А в 1841–м, уезжая, после недолгого отпуска, на Кавказ, Михаил Юрьевич сообщает А. Бибикову, что покупает "для общего нашего обихода Лафатера и Галя". Какое из изданий Лафатера купил или собирался купить Лермонтов, неизвестно, но, вероятнее всего, это был парижский десятитомник 1820 года — такой же самый, что в августе 1836–го (в долг, как и два фунта предсмертной морошки) приобрел Александр Сергеевич Пушкин. Только это издание, дополненное мнениями и исследованиями последователей Лафатера, включая крайне интересовавшего Лермонтова френолога Галля, одно и годилось для серьезной работы. Стоил десятитомник необычайно дорого—120 рублей: одна седьмая часть месячного пансиона, который с великим трудом наскребала для обожаемого внука Елизавета Арсеньева ("…до смерти мне грустно, что ты нуждаешься в деньгах, я к тебе буду посылать всякие три месяца по две тысячи по пятьсот рублей, а всякий месяц хуже слишком по малу"). Для Пушкина это и вовсе безумный расход. Б. Л. Модзалевский, опубликовавший счет за Лафатера, удивлен: столь дорогое и столь бесполезное приобретение? Нынешние исследователи [183]так уже не считают, справедливо полагая, что причин для покупки роскошного издания у Пушкина было несколько: работа над Радищевым, интерес к теме Христа (Лафатер — автор пятитомного романа о Понтии Пилате), уговоры А. Тургенева, всерьез относившегося к трудам знаменитого швейцарца, и т. д. Не опровергая всех этих предположений, осмелюсь, в дополнение к ним, высказать и еще одно: а не имели ли и вдруг изменившееся отношение Пушкина к Лафатеру, и обострение давнего лермонтовского любопытства к нему один и тот же источник — профессиональный интерес к Бальзаку? Ведь в середине 1830–х автор "Шагреневой кожи", художнически освоивший "прекрасные разыскания" Лафатера и "его продолжателя" Галля, был необычайно популярен в России. В 1839 году Степан Шевырев, тот самый, что менее чем через два года откажет "Герою нашего времени" в художественности на том основании, что в характере Печорина нет ничего национального, приехав в Париж, затратил множество усилий, дабы отыскать в этом "вавилоне" Бальзака и сообщить властителю русских читающих душ, что он самый почитаемый в России романист и по причине всеобщности французского языка почти национален.

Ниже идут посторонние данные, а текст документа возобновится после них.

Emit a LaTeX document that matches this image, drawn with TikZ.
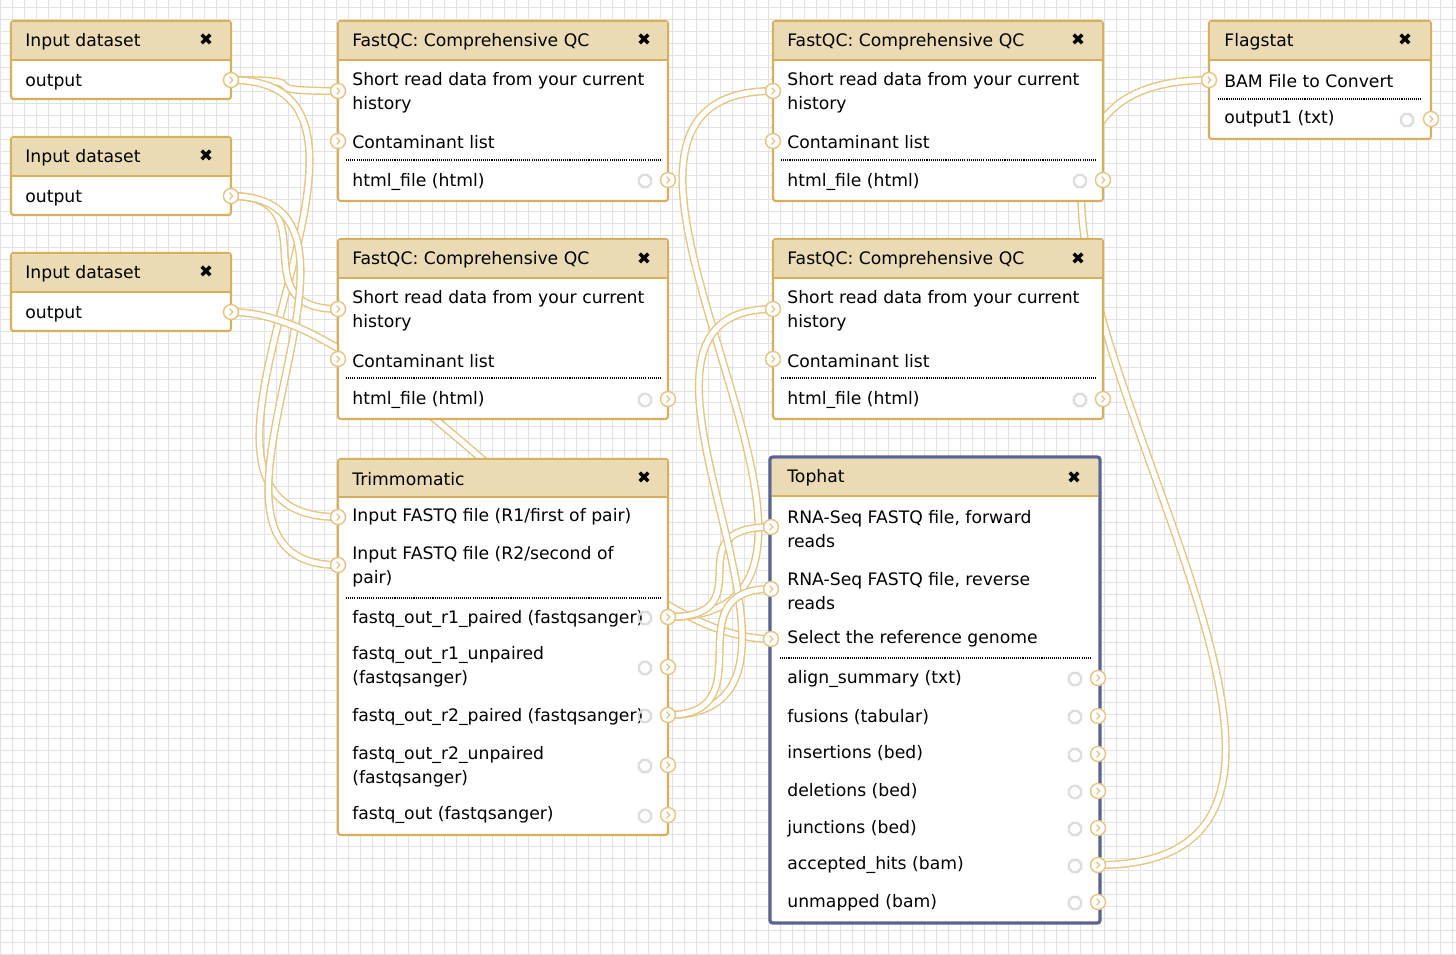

Развороченное революционными потрясениями французское общежитие, не ожидая, пока общий всем быт установится и определится, ускоренными темпами, на ходу, формировало новое художественное сознание, способное если не осмыслить, то хотя бы отразить, зафиксировать для будущего осмысления пеструю вседневность. И тут‑то Франция опять вспомнила о лафатеровской физиогномистике, о предложенном им способе— "в краткий миг", без долгого предварительного изучения — по одним лишь чертам лица, по одной лишь поверхности предмета угадать его суть. Оглядываясь на Лафатера, создает Домье свои замечательные "маски характеров". По Лафатерову определителю лиц и свойств заполняет Бальзак бездонную емкость "Человеческой комедии", каждая сцена которой — по меткой характеристике того же С. Шевырева — "листок из вседневной нашей жизни", "род литературного дагерротипа, в котором всякая подробность отмечена ярко и для которого камер–обскурою служит психологическое познание нравов французских и сердца человеческого". На нынешний вкус, бальзаковские "маски характеров" обременительно подробны; тщательность, с какой здесь описывается форма, допустим, уха или ноздрей, нынче представляется бессмысленной — подобной "узору надписи надгробной на непонятном языке". Для первых же читателей Бальзака этот язык был живым и увлекательным, он призывал к сотворчеству, к совместному разгадыванию психологического кроссворда, к "размену чувств и мыслей".